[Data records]
-=-=-=-=-

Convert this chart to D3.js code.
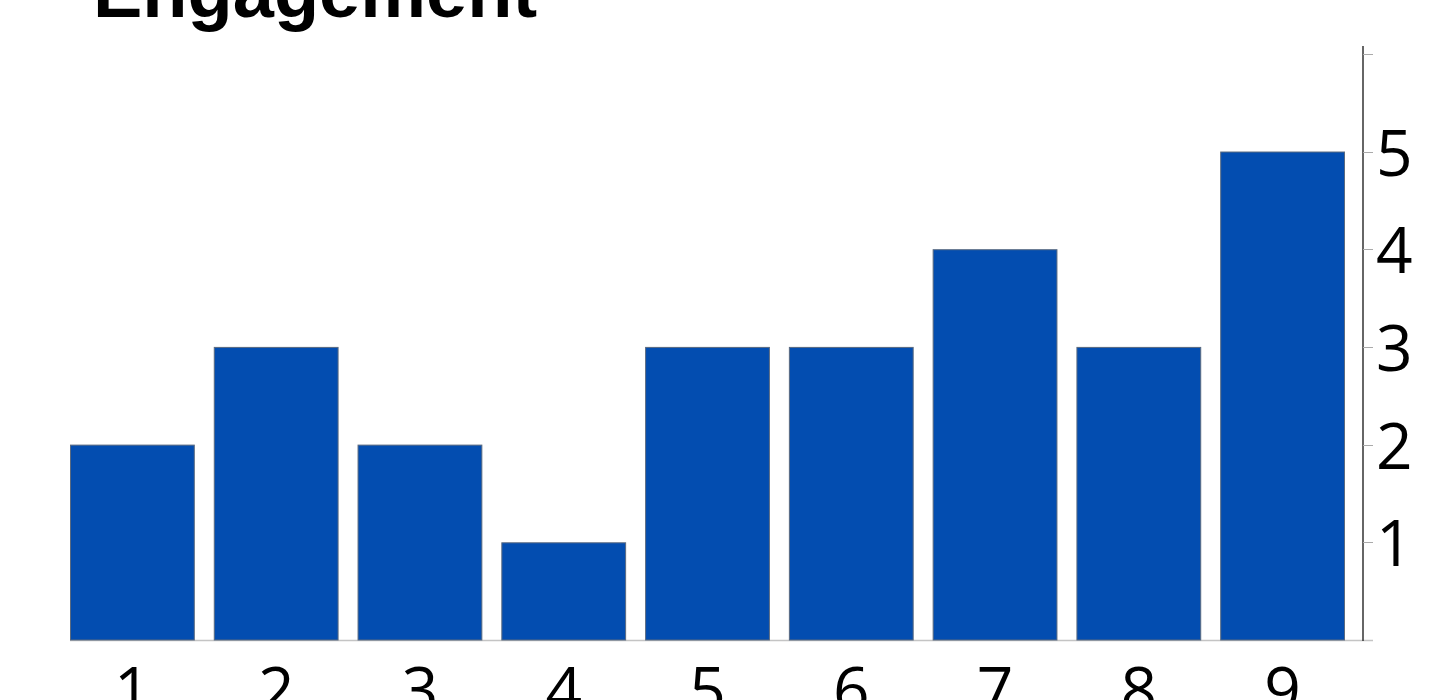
<!DOCTYPE html>
<html><head><meta charset="utf-8">
<script src="https://cdn.jsdelivr.net/npm/d3@7"></script>
<style>body{margin:0;background:#fff;overflow:hidden}</style>
</head><body>
<svg id="c" width="1450" height="700"></svg>
<script>
const title = "Engagement";
const categories = ["1","2","3","4","5","6","7","8","9"];
const values = [2,3,2,1,3,3,4,3,5];
const yTicks = [1,2,3,4,5,6];
const yLabels = ["1","2","3","4","5",""];

const svg = d3.select("#c");
const x = d3.scaleBand().domain(categories).range([70,1345]).paddingInner(0.132).paddingOuter(0);
const y = d3.scaleLinear().domain([0,6.08]).range([640,46]);

svg.append("text").attr("x",93).attr("y",17)
  .attr("font-family","Liberation Sans, Arial, sans-serif").attr("font-weight","bold")
  .attr("font-size",74).attr("fill","#000").text(title);

// baseline
svg.append("line").attr("x1",70).attr("x2",1373).attr("y1",y(0)+0.5).attr("y2",y(0)+0.5)
  .attr("stroke","#c4c4c4").attr("stroke-width",1.5);

svg.selectAll("rect.bar").data(values).join("rect").attr("class","bar")
  .attr("x",(d,i)=>x(categories[i])+0.5).attr("width",x.bandwidth()-1)
  .attr("y",d=>y(d)+0.5).attr("height",d=>y(0)-y(d)-0.5)
  .attr("fill","#034db0").attr("stroke","#5a6a80").attr("stroke-width",1);

// right axis
const axisX = 1363;
svg.append("line").attr("x1",axisX).attr("x2",axisX).attr("y1",y.range()[1]).attr("y2",y(0)+1)
  .attr("stroke","#333").attr("stroke-width",1.5);
svg.selectAll("line.tick").data(yTicks).join("line").attr("class","tick")
  .attr("x1",axisX).attr("x2",axisX+10).attr("y1",d=>Math.round(y(d))+0.5).attr("y2",d=>Math.round(y(d))+0.5)
  .attr("stroke","#aaa").attr("stroke-width",1);
svg.selectAll("text.ylab").data(yTicks).join("text").attr("class","ylab")
  .attr("x",axisX+13).attr("y",d=>y(d)+7).attr("dominant-baseline","middle")
  .attr("font-family","Open Sans, Noto Sans, sans-serif").attr("font-size",64).attr("fill","#000")
  .text((d,i)=>yLabels[i]);

// x labels
svg.selectAll("text.xlab").data(categories).join("text").attr("class","xlab")
  .attr("x",d=>x(d)+x.bandwidth()/2).attr("y",713).attr("text-anchor","middle")
  .attr("font-family","Open Sans, Noto Sans, sans-serif").attr("font-size",64).attr("fill","#000")
  .text(d=>d);
</script>
</body></html>
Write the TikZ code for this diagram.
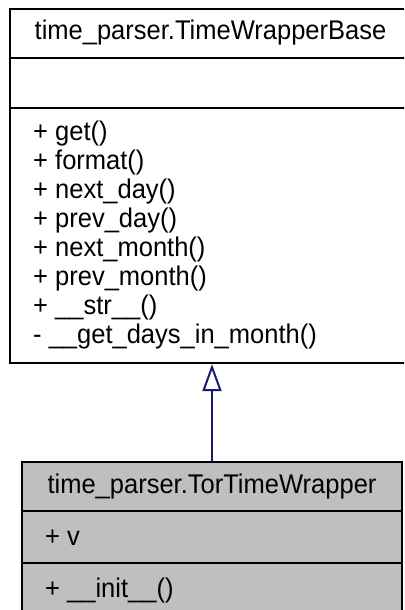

-=-=-=-=-

## EXERCISE BRIEF
Select and copy each line from the data that includes the word "this".

## CORRECT RESULT
Convert this chart to D3.js code.
Write the TikZ code for this diagram.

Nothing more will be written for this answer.